**WORK TO DO:**
Images should be left out, and everything else in the listing reproduced exactly.
** Begin **
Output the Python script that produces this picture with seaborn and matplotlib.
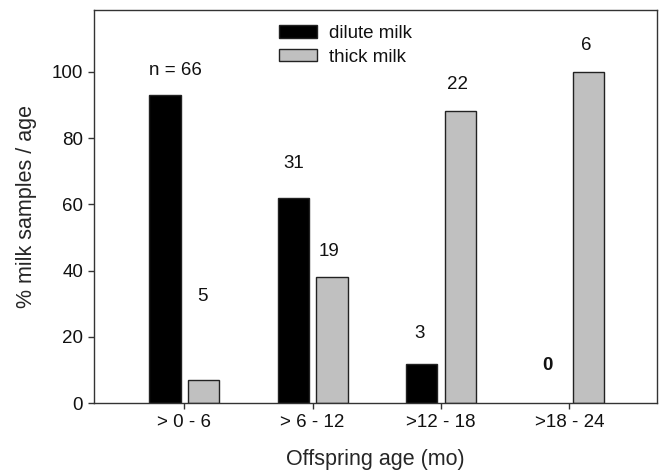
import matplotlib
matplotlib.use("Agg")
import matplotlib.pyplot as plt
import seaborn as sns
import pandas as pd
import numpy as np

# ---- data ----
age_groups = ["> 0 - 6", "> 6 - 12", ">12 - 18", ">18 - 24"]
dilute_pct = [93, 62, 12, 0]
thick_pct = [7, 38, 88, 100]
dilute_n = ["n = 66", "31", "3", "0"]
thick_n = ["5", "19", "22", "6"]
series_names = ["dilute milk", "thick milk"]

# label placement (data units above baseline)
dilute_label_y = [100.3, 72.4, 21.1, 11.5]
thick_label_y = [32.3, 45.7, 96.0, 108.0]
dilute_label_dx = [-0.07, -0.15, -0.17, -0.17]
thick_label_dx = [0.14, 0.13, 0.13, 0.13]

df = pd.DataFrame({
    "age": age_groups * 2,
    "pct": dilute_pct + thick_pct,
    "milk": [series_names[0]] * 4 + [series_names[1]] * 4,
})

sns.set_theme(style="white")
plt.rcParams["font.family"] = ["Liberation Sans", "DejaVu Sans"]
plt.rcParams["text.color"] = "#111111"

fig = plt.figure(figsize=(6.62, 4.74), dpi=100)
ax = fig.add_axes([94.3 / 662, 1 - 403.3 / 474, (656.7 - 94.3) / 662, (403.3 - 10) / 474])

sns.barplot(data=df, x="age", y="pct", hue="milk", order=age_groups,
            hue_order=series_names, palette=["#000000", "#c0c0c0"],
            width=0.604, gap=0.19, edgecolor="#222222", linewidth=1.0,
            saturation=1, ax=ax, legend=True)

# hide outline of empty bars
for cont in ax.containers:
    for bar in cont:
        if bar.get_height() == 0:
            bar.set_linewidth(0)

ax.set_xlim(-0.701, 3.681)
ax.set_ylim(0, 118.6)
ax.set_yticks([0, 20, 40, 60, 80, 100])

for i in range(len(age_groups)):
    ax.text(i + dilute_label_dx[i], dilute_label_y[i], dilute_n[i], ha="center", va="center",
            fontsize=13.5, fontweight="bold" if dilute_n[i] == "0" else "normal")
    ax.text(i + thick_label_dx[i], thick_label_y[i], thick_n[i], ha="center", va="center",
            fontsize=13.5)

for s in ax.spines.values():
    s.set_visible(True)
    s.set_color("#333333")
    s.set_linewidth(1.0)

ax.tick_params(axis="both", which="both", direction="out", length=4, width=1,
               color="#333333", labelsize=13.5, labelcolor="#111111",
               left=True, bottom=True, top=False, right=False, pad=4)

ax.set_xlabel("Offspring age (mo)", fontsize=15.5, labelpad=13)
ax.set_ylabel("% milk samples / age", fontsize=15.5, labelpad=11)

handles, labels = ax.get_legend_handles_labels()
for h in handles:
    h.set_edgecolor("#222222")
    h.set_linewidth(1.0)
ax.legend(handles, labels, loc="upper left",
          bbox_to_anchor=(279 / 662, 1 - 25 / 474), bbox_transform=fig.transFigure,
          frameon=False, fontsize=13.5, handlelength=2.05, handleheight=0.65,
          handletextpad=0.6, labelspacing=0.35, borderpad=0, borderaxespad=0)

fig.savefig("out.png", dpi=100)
** End **
**COMPLETE OUTPUT:**
Output the Python script that produces this picture with seaborn and matplotlib.
import matplotlib
matplotlib.use("Agg")
import matplotlib.pyplot as plt
import seaborn as sns
import pandas as pd
import numpy as np

# ---- data ----
age_groups = ["> 0 - 6", "> 6 - 12", ">12 - 18", ">18 - 24"]
dilute_pct = [93, 62, 12, 0]
thick_pct = [7, 38, 88, 100]
dilute_n = ["n = 66", "31", "3", "0"]
thick_n = ["5", "19", "22", "6"]
series_names = ["dilute milk", "thick milk"]

# label placement (data units above baseline)
dilute_label_y = [100.3, 72.4, 21.1, 11.5]
thick_label_y = [32.3, 45.7, 96.0, 108.0]
dilute_label_dx = [-0.07, -0.15, -0.17, -0.17]
thick_label_dx = [0.14, 0.13, 0.13, 0.13]

df = pd.DataFrame({
    "age": age_groups * 2,
    "pct": dilute_pct + thick_pct,
    "milk": [series_names[0]] * 4 + [series_names[1]] * 4,
})

sns.set_theme(style="white")
plt.rcParams["font.family"] = ["Liberation Sans", "DejaVu Sans"]
plt.rcParams["text.color"] = "#111111"

fig = plt.figure(figsize=(6.62, 4.74), dpi=100)
ax = fig.add_axes([94.3 / 662, 1 - 403.3 / 474, (656.7 - 94.3) / 662, (403.3 - 10) / 474])

sns.barplot(data=df, x="age", y="pct", hue="milk", order=age_groups,
            hue_order=series_names, palette=["#000000", "#c0c0c0"],
            width=0.604, gap=0.19, edgecolor="#222222", linewidth=1.0,
            saturation=1, ax=ax, legend=True)

# hide outline of empty bars
for cont in ax.containers:
    for bar in cont:
        if bar.get_height() == 0:
            bar.set_linewidth(0)

ax.set_xlim(-0.701, 3.681)
ax.set_ylim(0, 118.6)
ax.set_yticks([0, 20, 40, 60, 80, 100])

for i in range(len(age_groups)):
    ax.text(i + dilute_label_dx[i], dilute_label_y[i], dilute_n[i], ha="center", va="center",
            fontsize=13.5, fontweight="bold" if dilute_n[i] == "0" else "normal")
    ax.text(i + thick_label_dx[i], thick_label_y[i], thick_n[i], ha="center", va="center",
            fontsize=13.5)

for s in ax.spines.values():
    s.set_visible(True)
    s.set_color("#333333")
    s.set_linewidth(1.0)

ax.tick_params(axis="both", which="both", direction="out", length=4, width=1,
               color="#333333", labelsize=13.5, labelcolor="#111111",
               left=True, bottom=True, top=False, right=False, pad=4)

ax.set_xlabel("Offspring age (mo)", fontsize=15.5, labelpad=13)
ax.set_ylabel("% milk samples / age", fontsize=15.5, labelpad=11)

handles, labels = ax.get_legend_handles_labels()
for h in handles:
    h.set_edgecolor("#222222")
    h.set_linewidth(1.0)
ax.legend(handles, labels, loc="upper left",
          bbox_to_anchor=(279 / 662, 1 - 25 / 474), bbox_transform=fig.transFigure,
          frameon=False, fontsize=13.5, handlelength=2.05, handleheight=0.65,
          handletextpad=0.6, labelspacing=0.35, borderpad=0, borderaxespad=0)

fig.savefig("out.png", dpi=100)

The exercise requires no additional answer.